Looking back on those early days, I think my Dad deserves credit (or blame!) for my leadership development. I grew up in an entrepreneurial family, with my Dad becoming a second-generation leader of a manufacturing company founded by my grandfather. I observed Dad’s unwavering commitment to his employees; watched him grieve when he lost a truck driver to an accident over one Christmas season; saw him reach quick agreements when the union contract was up for renewal by being transparent and caring during the negotiations. Over time nearly all competitors went under by refusing to change, while Dad worked with his team to make changes that allowed his company to survive and thrive.
So Dad’s leadership DNA led me naturally to adopt his philosophy in developing Info Tech’s culture. I figure we are all into this together, one corporate family, so treating one another with caring respect just makes common sense. Being transparent about our finances, sharing profits in good times, sacrificing together to pull out of bad times, is not only the right thing, but also the smart thing, to do. Treating customers as part of our extended family means doing whatever it takes to make them want to continue doing business with us. While business manuals may advise doing whatever it takes – including if necessary harsh personnel decisions — to maximize profits, Tom and I believe that profits follow naturally from doing the right thing by our Info Tech family and our customers.

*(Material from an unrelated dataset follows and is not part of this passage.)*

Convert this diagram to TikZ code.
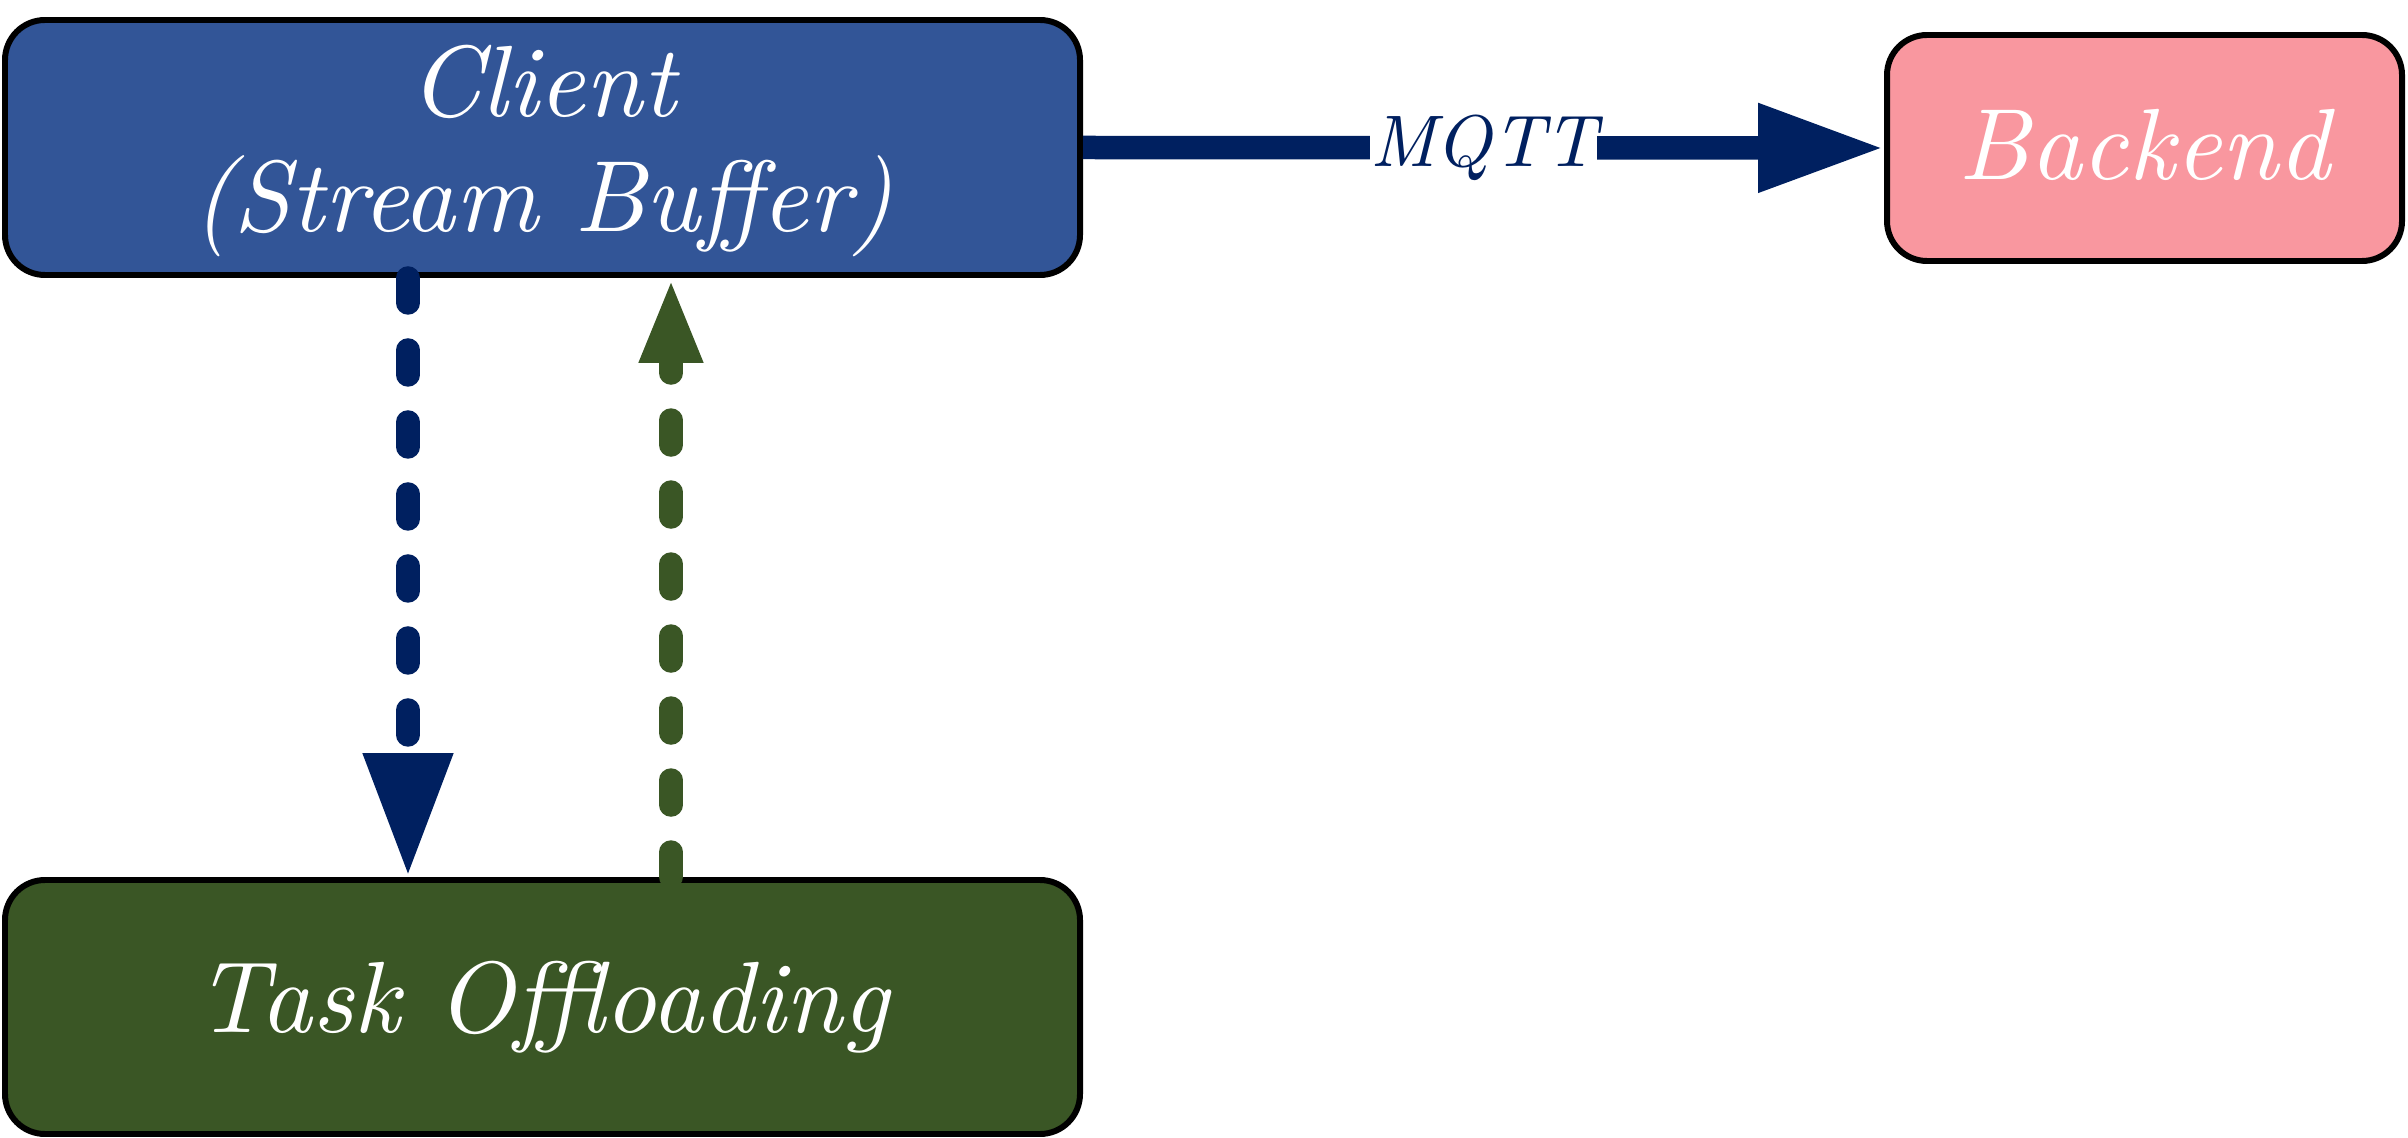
\documentclass[tikz,border=0pt]{standalone}
\usepackage{fontspec}
\newfontfamily\lmtenit{lmroman10-italic}[Extension=.otf]
\usetikzlibrary{arrows.meta}
\definecolor{clientblue}{HTML}{325597}
\definecolor{taskgreen}{HTML}{3A5625}
\definecolor{backpink}{HTML}{F9979F}
\definecolor{navy}{HTML}{002060}
\tikzset{
  boxnode/.style={draw=black, line width=1.7pt, rounded corners=0.4cm, text=white,
    align=center, font=\lmtenit\fontsize{28.8}{32.7}\selectfont},
  dashconn/.style={line width=0.235cm, line cap=round, dash pattern=on 0.25cm off 0.47cm},
}
\begin{document}
\begin{tikzpicture}
\useasboundingbox (0,0) rectangle (24.08,-11.38);
\node[boxnode, fill=clientblue, minimum width=10.75cm, minimum height=2.55cm] (client) at (5.425,-1.475)
  {\rule{0pt}{22.3pt}Client\\(Stream Buffer)};
\node[boxnode, fill=backpink, minimum width=5.15cm, minimum height=2.26cm] (backend) at (21.445,-1.48)
  {\rule[-2.3pt]{0pt}{2.3pt}Backend};
\node[boxnode, fill=taskgreen, minimum width=10.75cm, minimum height=2.54cm] (task) at (5.425,-10.07)
  {Task Offloading};
\draw[navy, line width=0.235cm, -{Triangle[length=1.26cm,width=0.83cm]}] (client.east) -- (backend.west)
  node[midway, fill=white, inner xsep=0pt, inner ysep=2pt, text=navy, font=\lmtenit\fontsize{20.8}{25}\selectfont] (mqtt) {MQTT};
\draw[navy, dashconn, -{Triangle[length=1.24cm,width=0.84cm]}] ([xshift=-1.345cm]client.south) -- ([xshift=-1.345cm]task.north);
\draw[taskgreen, dashconn, -{Triangle[length=0.85cm,width=0.58cm]}] ([xshift=1.285cm]task.north) -- ([xshift=1.285cm]client.south);
\end{tikzpicture}
\end{document}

The advice that runs through nearly every religious tradition to “Do unto others as you would have them do unto you” is actually a darn good guide to business decisions. I’ll close with one example to illustrate this. At some point along the way, Tom and I had to decide what sort of policy regarding employee’s taking paid time off to be with very sick family members. Although I had read about companies agonizing over this, weighing the balance between the cost of time off and lost productivity, the decision was easy for us: Family comes First. Take the time you need, know that your Info Tech family will be supporting you and your ailing family member, and you will be welcomed back when you are ready to return. Our determination to maintain our family culture makes decisions like this easy.
As we transform into a second-generation company and make strategic changes to continue our growth and success, one constant remains: we are determined to maintain our sharing and caring family culture.